Problem details: Transcribe every line from the top down to the line with "b_ko_vsg_err = [0.4, 1.0, 0.5]", both ends included, but not the pictures.
- - -
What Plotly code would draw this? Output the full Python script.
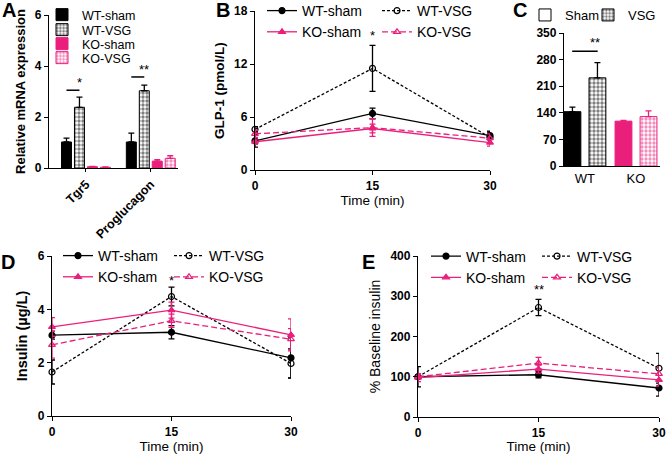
import plotly.graph_objects as go

PINK = '#EA1F7C'
FONT = 'Liberation Sans, Arial, sans-serif'
W, H = 668, 454

# ---- A: relative mRNA expression ----
genes = ['Tgr5', 'Proglucagon']
a_names = ['WT-sham', 'WT-VSG', 'KO-sham', 'KO-VSG']
a_wt_sham = [1.02, 1.02]
a_wt_sham_err = [0.15, 0.35]
a_wt_vsg = [2.38, 3.03]
a_wt_vsg_err = [0.40, 0.22]
a_ko_sham = [0.05, 0.27]
a_ko_sham_err = [0.01, 0.06]
a_ko_vsg = [0.03, 0.38]
a_ko_vsg_err = [0.01, 0.10]
a_sig_x0 = [-0.3, 0.7]
a_sig_x1 = [-0.1, 0.9]
a_sig_y = [3.05, 3.57]
a_sig_txt = ['*', '**']
a_sig_ty = [3.35, 3.85]

# ---- B/D/E: time courses ----
time = [0, 15, 30]
b_wt_sham = [3.3, 6.4, 3.9]
b_wt_sham_err = [0.7, 0.6, 0.5]
b_wt_vsg = [4.6, 11.5, 3.7]
b_wt_vsg_err = [0.3, 2.6, 0.6]
b_ko_sham = [3.2, 4.7, 3.1]
b_ko_sham_err = [0.3, 0.5, 0.4]
b_ko_vsg = [4.1, 4.8, 3.6]
b_ko_vsg_err = [0.4, 1.0, 0.5]

d_wt_sham = [3.03, 3.14, 2.18]
d_wt_sham_err = [0.15, 0.25, 0.75]
d_wt_vsg = [1.65, 4.48, 1.97]
d_wt_vsg_err = [0.45, 0.35, 0.55]
d_ko_sham = [3.34, 3.97, 3.04]
d_ko_sham_err = [0.35, 0.30, 0.60]
d_ko_vsg = [2.67, 3.57, 2.88]
d_ko_vsg_err = [0.50, 0.25, 0.40]

e_wt_sham = [100, 105, 72]
e_wt_sham_err = [3, 8, 20]
e_wt_vsg = [100, 272, 121]
e_wt_vsg_err = [25, 20, 37]
e_ko_sham = [98, 119, 92]
e_ko_sham_err = [10, 10, 15]
e_ko_vsg = [100, 134, 107]
e_ko_vsg_err = [5, 14, 15]

# ---- C ----
c_groups = ['WT', 'KO']
c_sham = [143, 118]
c_sham_err = [12, 2]
c_vsg = [232, 130]
c_vsg_err = [40, 15]


def px_x(p):
    return p / W


def px_y(p):
    return 1 - p / H


fig = go.Figure()

# A bars
a_vals = [a_wt_sham, a_wt_vsg, a_ko_sham, a_ko_vsg]
a_errs = [a_wt_sham_err, a_wt_vsg_err, a_ko_sham_err, a_ko_vsg_err]
a_cols = ['black', 'black', PINK, PINK]
a_pat = [False, True, False, True]
for i, name in enumerate(a_names):
    marker = dict(color=a_cols[i], line=dict(color=a_cols[i], width=1))
    if a_pat[i]:
        marker = dict(color='white', line=dict(color=a_cols[i], width=1),
                      pattern=dict(shape='.', fgcolor=a_cols[i], bgcolor='white', size=4, solidity=0.55))
    fig.add_trace(go.Bar(x=genes, y=a_vals[i], name=name, marker=marker,
                         error_y=dict(type='data', array=a_errs[i], arrayminus=[0] * len(genes), symmetric=False,
                                      color=a_cols[i], thickness=1.3, width=3),
                         xaxis='x', yaxis='y', legend='legend' if i == 0 else 'legend%d' % (i + 1)))

# C bars (one trace per bar to keep colours per group)
c_cols = ['black', PINK]
for g, grp in enumerate(c_groups):
    fig.add_trace(go.Bar(x=[grp], y=[c_sham[g]], width=0.33, offset=-0.41, showlegend=False,
                         marker=dict(color=c_cols[g], line=dict(color=c_cols[g], width=1)),
                         error_y=dict(type='data', array=[c_sham_err[g]], arrayminus=[0], symmetric=False,
                                      color=c_cols[g], thickness=1.3, width=3),
                         xaxis='x3', yaxis='y3'))
    fig.add_trace(go.Bar(x=[grp], y=[c_vsg[g]], width=0.33, offset=0.08, showlegend=False,
                         marker=dict(color='white', line=dict(color=c_cols[g], width=1),
                                     pattern=dict(shape='.', fgcolor=c_cols[g], bgcolor='white', size=4,
                                                  solidity=0.55)),
                         error_y=dict(type='data', array=[c_vsg_err[g]], arrayminus=[0], symmetric=False,
                                      color=c_cols[g], thickness=1.3, width=3),
                         xaxis='x3', yaxis='y3'))
# C legend entries (no bar drawn, legend key only)
fig.add_trace(go.Bar(x=['WT'], y=[None], name='Sham', xaxis='x3', yaxis='y3', legend='legend11',
                     marker=dict(color='white', line=dict(color='black', width=1))))
fig.add_trace(go.Bar(x=['WT'], y=[None], name='VSG', xaxis='x3', yaxis='y3', legend='legend12',
                     marker=dict(color='white', line=dict(color='black', width=1),
                                 pattern=dict(shape='.', fgcolor='black', bgcolor='white', size=4, solidity=0.55))))


def add_time_panel(xa, ya, vals, errs, leg_a, leg_b):
    styles = [
        ('WT-sham', 'black', 'circle', 'solid', leg_a),
        ('WT-VSG', 'black', 'circle-open', '3px,2px', leg_b),
        ('KO-sham', PINK, 'triangle-up', 'solid', leg_a),
        ('KO-VSG', PINK, 'triangle-up-open', '6px,3px', leg_b),
    ]
    for (name, col, sym, dash, leg), y, e in zip(styles, vals, errs):
        fig.add_trace(go.Scatter(x=time, y=y, name=name, mode='lines+markers', cliponaxis=False,
                                 line=dict(color=col, width=1.3, dash=dash),
                                 marker=dict(color=col, symbol=sym, size=6, line=dict(color=col, width=1.2)),
                                 error_y=dict(type='data', array=e, color=col, thickness=1.3, width=3),
                                 xaxis=xa, yaxis=ya, legend=leg))


add_time_panel('x2', 'y2', [b_wt_sham, b_wt_vsg, b_ko_sham, b_ko_vsg],
               [b_wt_sham_err, b_wt_vsg_err, b_ko_sham_err, b_ko_vsg_err], 'legend5', 'legend6')
add_time_panel('x4', 'y4', [d_wt_sham, d_wt_vsg, d_ko_sham, d_ko_vsg],
               [d_wt_sham_err, d_wt_vsg_err, d_ko_sham_err, d_ko_vsg_err], 'legend7', 'legend8')
add_time_panel('x5', 'y5', [e_wt_sham, e_wt_vsg, e_ko_sham, e_ko_vsg],
               [e_wt_sham_err, e_wt_vsg_err, e_ko_sham_err, e_ko_vsg_err], 'legend9', 'legend10')

tickfont = dict(family=FONT, size=12, color='black', weight='bold')
axis_common = dict(showline=True, linecolor='black', linewidth=1.3, ticks='outside', ticklen=4,
                   tickwidth=1.3, tickcolor='black', showgrid=False, zeroline=False, tickfont=tickfont,
                   automargin=False)


def yaxis(dom, rng, dtick, title=None, bold=True, size=14):
    d = dict(axis_common, domain=dom, range=rng, dtick=dtick)
    if title:
        d['title'] = dict(text=title, standoff=6,
                          font=dict(family=FONT, size=size, color='black', weight='bold' if bold else 'normal'))
    return d


def xtime(dom):
    return dict(axis_common, domain=dom, range=[0, 30], tickvals=[0, 15, 30],
                title=dict(text='Time (min)', standoff=2, font=dict(family=FONT, size=13.5, color='black')))


layout = dict(
    width=W, height=H, autosize=False, margin=dict(l=0, r=0, t=0, b=0, autoexpand=False),
    paper_bgcolor='white', plot_bgcolor='white', barmode='group', bargap=0.2, bargroupgap=0.23,
    font=dict(family=FONT, color='black'), showlegend=True,
    xaxis=dict(axis_common, domain=[px_x(49), px_x(178)], range=[-0.57, 1.42], anchor='y', tickangle=-45,
               tickfont=dict(family=FONT, size=12.5, color='black', weight='bold'), ticklen=3),
    yaxis=yaxis([px_y(168), px_y(15)], [0, 6], 2, 'Relative mRNA expression', size=13),
    xaxis2=xtime([px_x(255), px_x(490)]),
    yaxis2=yaxis([px_y(170), px_y(11)], [0, 18], 6, 'GLP-1 (pmol/L)', size=13.5),
    xaxis3=dict(axis_common, domain=[px_x(564), px_x(660)], range=[-0.41, 1.47], anchor='y3', ticks='',
                tickfont=dict(family=FONT, size=13, color='black')),
    yaxis3=yaxis([px_y(166), px_y(33)], [0, 350], 70),
    xaxis4=xtime([px_x(52), px_x(291)]),
    yaxis4=yaxis([px_y(416), px_y(256)], [0, 6], 2, 'Insulin (µg/L)', size=14.5),
    xaxis5=xtime([px_x(418), px_x(659)]),
    yaxis5=yaxis([px_y(417), px_y(256)], [0, 400], 100, '% Baseline insulin', bold=False, size=14),
)
for i in range(2, 6):
    layout['xaxis%d' % i]['anchor'] = 'y%d' % i
    layout['yaxis%d' % i]['anchor'] = 'x%d' % i
layout['yaxis']['anchor'] = 'x'

leg_pos = {
    'legend': (42, 15), 'legend2': (42, 30), 'legend3': (42, 44), 'legend4': (42, 58),
    'legend5': (262, 21.5), 'legend6': (377, 21.5),
    'legend7': (58, 266.5), 'legend8': (169, 266.5),
    'legend9': (426, 267), 'legend10': (537, 267),
    'legend11': (525, 15), 'legend12': (588, 15),
}
leg_size = {'legend': 12.5, 'legend2': 12.5, 'legend3': 12.5, 'legend4': 12.5, 'legend11': 13, 'legend12': 13}
for key, (lx, ly) in leg_pos.items():
    layout[key] = dict(x=px_x(lx), y=px_y(ly), xanchor='left', yanchor='middle',
                       font=dict(family=FONT, size=leg_size.get(key, 14), color='black'),
                       bgcolor='rgba(0,0,0,0)', itemclick=False, tracegroupgap=0)

fig.update_layout(**layout)

# significance marks
for x0, x1, y in zip(a_sig_x0, a_sig_x1, a_sig_y):
    fig.add_shape(type='line', x0=x0, x1=x1, y0=y, y1=y, xref='x', yref='y', line=dict(color='black', width=1.5))
for x, y, t in zip(a_sig_x1, a_sig_ty, a_sig_txt):
    fig.add_annotation(x=x, y=y, text=t, xref='x', yref='y', showarrow=False, font=dict(size=13, family=FONT))
fig.add_shape(type='line', x0=-0.25, x1=0.25, y0=302, y1=302, xref='x3', yref='y3',
              line=dict(color='black', width=1.5))
fig.add_annotation(x=0.2, y=326, text='**', xref='x3', yref='y3', showarrow=False, font=dict(size=13, family=FONT))
fig.add_annotation(x=15, y=15.2, text='*', xref='x2', yref='y2', showarrow=False, font=dict(size=13, family=FONT))
fig.add_annotation(x=15, y=5.1, text='*', xref='x4', yref='y4', showarrow=False, font=dict(size=13, family=FONT))
fig.add_annotation(x=15, y=318, text='**', xref='x5', yref='y5', showarrow=False, font=dict(size=13, family=FONT))

# panel letters
for letter, lx, ly in [('A', 8.5, 10), ('B', 223, 10), ('C', 520, 10), ('D', 8, 262), ('E', 368, 262)]:
    fig.add_annotation(x=px_x(lx), y=px_y(ly), xref='paper', yref='paper', text=letter, showarrow=False,
                       xanchor='center', yanchor='middle',
                       font=dict(family=FONT, size=20, color='black', weight='bold'))

# the page body has a default 8px margin; drop it so the figure fills the window
fig.write_html("out.html", config={'displayModeBar': False},
               post_script="document.body.style.margin='0px';")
- - -
Full answer:
What Plotly code would draw this? Output the full Python script.
import plotly.graph_objects as go

PINK = '#EA1F7C'
FONT = 'Liberation Sans, Arial, sans-serif'
W, H = 668, 454

# ---- A: relative mRNA expression ----
genes = ['Tgr5', 'Proglucagon']
a_names = ['WT-sham', 'WT-VSG', 'KO-sham', 'KO-VSG']
a_wt_sham = [1.02, 1.02]
a_wt_sham_err = [0.15, 0.35]
a_wt_vsg = [2.38, 3.03]
a_wt_vsg_err = [0.40, 0.22]
a_ko_sham = [0.05, 0.27]
a_ko_sham_err = [0.01, 0.06]
a_ko_vsg = [0.03, 0.38]
a_ko_vsg_err = [0.01, 0.10]
a_sig_x0 = [-0.3, 0.7]
a_sig_x1 = [-0.1, 0.9]
a_sig_y = [3.05, 3.57]
a_sig_txt = ['*', '**']
a_sig_ty = [3.35, 3.85]

# ---- B/D/E: time courses ----
time = [0, 15, 30]
b_wt_sham = [3.3, 6.4, 3.9]
b_wt_sham_err = [0.7, 0.6, 0.5]
b_wt_vsg = [4.6, 11.5, 3.7]
b_wt_vsg_err = [0.3, 2.6, 0.6]
b_ko_sham = [3.2, 4.7, 3.1]
b_ko_sham_err = [0.3, 0.5, 0.4]
b_ko_vsg = [4.1, 4.8, 3.6]
b_ko_vsg_err = [0.4, 1.0, 0.5]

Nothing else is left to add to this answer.